DATA EXCERPTS =>
● ● ●

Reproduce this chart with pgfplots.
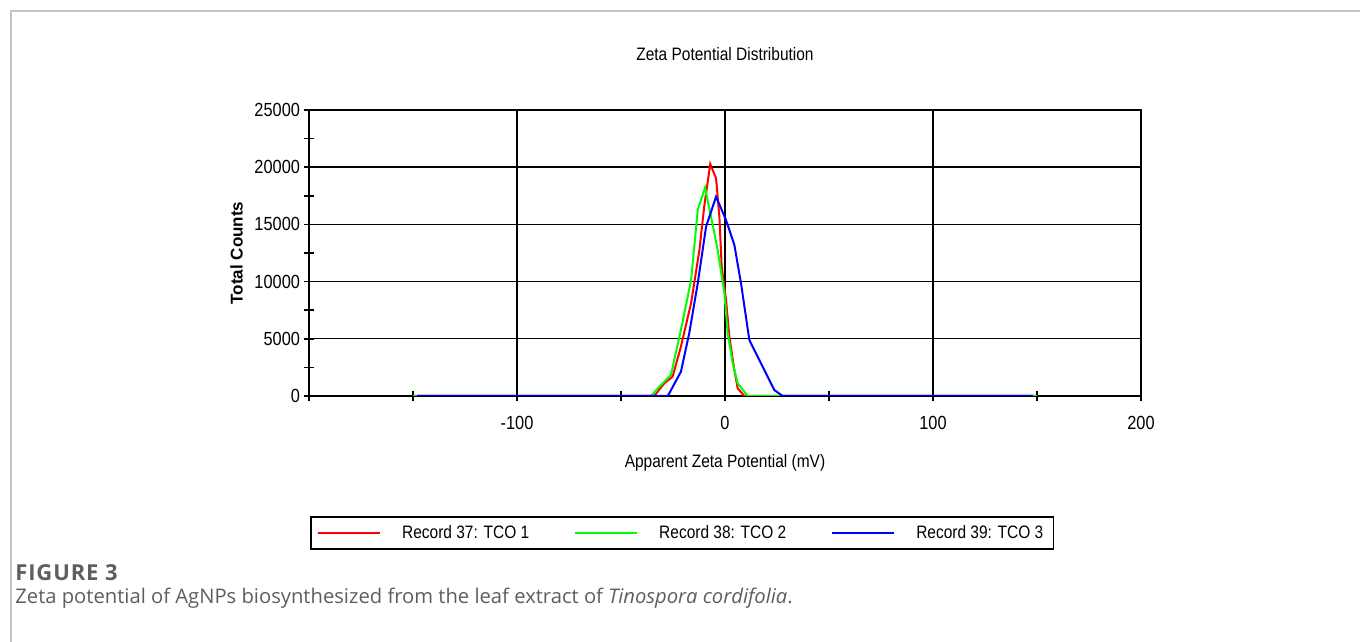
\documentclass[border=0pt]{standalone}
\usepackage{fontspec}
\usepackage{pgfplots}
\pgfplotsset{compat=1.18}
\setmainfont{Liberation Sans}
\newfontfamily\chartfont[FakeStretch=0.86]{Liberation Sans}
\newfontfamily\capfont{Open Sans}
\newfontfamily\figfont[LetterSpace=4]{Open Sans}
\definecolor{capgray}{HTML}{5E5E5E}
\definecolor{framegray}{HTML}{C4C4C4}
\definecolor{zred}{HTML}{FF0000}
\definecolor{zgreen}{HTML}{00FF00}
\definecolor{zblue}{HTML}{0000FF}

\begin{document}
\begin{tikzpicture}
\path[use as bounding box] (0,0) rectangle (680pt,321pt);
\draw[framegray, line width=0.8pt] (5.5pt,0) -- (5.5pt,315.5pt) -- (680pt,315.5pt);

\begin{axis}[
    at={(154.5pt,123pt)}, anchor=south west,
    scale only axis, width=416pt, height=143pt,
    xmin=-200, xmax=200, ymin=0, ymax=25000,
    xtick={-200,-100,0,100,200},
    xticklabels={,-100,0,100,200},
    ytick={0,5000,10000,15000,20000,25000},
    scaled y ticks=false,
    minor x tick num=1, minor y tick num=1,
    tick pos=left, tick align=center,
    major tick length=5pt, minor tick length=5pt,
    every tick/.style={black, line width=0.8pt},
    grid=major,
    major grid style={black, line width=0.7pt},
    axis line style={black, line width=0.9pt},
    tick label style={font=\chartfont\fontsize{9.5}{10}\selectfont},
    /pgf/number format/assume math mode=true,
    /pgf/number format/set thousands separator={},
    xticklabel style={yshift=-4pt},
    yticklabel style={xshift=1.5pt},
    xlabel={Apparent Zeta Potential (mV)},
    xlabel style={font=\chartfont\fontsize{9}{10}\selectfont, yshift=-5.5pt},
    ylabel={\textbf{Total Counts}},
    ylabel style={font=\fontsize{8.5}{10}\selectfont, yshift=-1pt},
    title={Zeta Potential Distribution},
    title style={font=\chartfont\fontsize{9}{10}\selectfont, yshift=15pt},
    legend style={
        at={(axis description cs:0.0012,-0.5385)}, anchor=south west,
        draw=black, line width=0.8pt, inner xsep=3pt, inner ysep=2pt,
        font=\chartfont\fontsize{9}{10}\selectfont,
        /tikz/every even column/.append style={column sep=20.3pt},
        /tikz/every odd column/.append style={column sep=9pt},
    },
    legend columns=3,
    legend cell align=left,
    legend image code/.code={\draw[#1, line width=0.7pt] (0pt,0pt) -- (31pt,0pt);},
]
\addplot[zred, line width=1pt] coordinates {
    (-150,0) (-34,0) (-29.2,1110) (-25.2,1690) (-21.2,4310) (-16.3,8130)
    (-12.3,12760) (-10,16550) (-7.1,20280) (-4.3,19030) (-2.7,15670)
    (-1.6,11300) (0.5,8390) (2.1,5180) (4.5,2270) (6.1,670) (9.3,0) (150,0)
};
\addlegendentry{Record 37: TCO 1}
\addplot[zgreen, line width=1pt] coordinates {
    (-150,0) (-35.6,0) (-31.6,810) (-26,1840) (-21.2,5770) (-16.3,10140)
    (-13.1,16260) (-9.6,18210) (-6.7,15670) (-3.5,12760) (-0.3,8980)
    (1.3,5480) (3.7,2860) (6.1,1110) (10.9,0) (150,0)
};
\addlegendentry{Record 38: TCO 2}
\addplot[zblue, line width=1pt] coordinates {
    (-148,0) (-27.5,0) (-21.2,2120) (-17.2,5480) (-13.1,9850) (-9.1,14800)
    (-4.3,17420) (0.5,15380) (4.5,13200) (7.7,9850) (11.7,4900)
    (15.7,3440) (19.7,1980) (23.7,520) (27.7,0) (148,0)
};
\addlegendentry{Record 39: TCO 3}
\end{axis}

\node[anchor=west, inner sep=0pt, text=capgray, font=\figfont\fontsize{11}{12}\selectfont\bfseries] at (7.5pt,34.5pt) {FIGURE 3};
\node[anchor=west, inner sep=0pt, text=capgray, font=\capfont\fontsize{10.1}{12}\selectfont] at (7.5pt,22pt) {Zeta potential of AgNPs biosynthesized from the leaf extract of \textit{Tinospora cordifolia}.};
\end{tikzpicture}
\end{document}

● ● ●

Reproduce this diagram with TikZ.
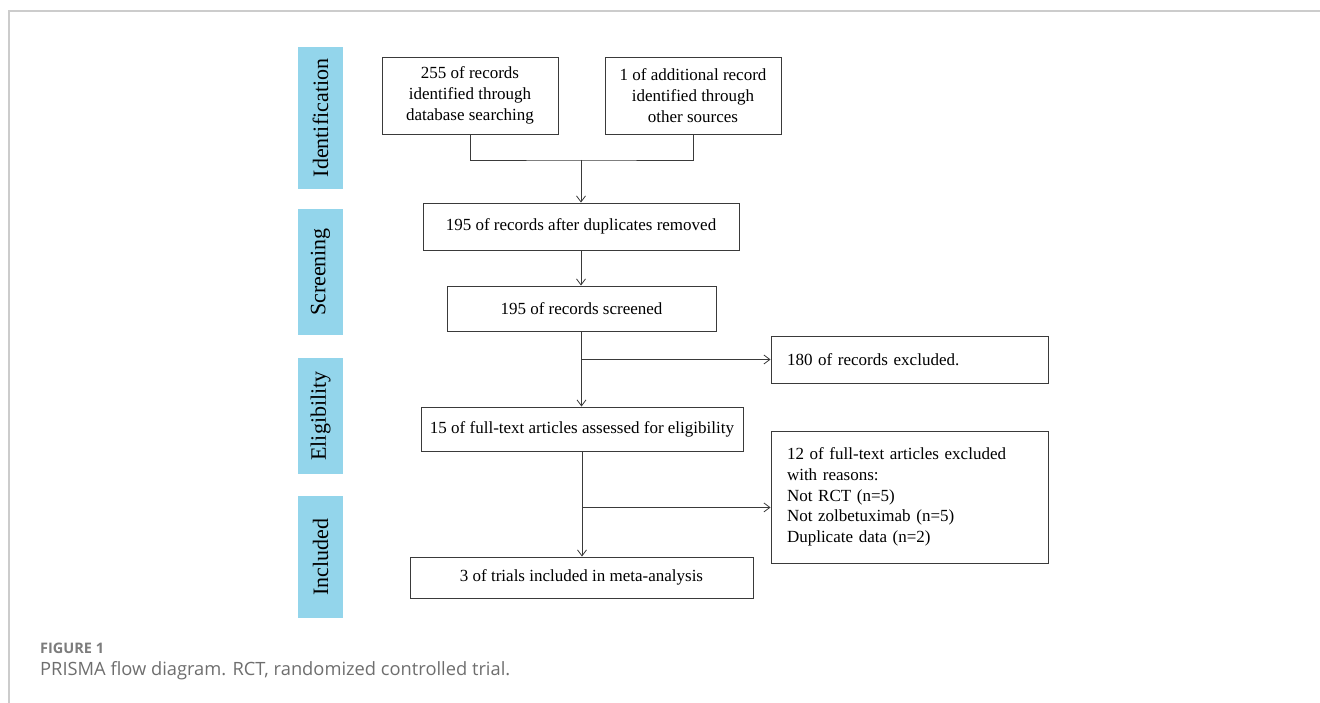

● ● ●

PROBLEM REQUIREMENTS => Only a number is wanted: how many lines contain the word "Reproduce"?

OUTPUT OF THE TASK => 2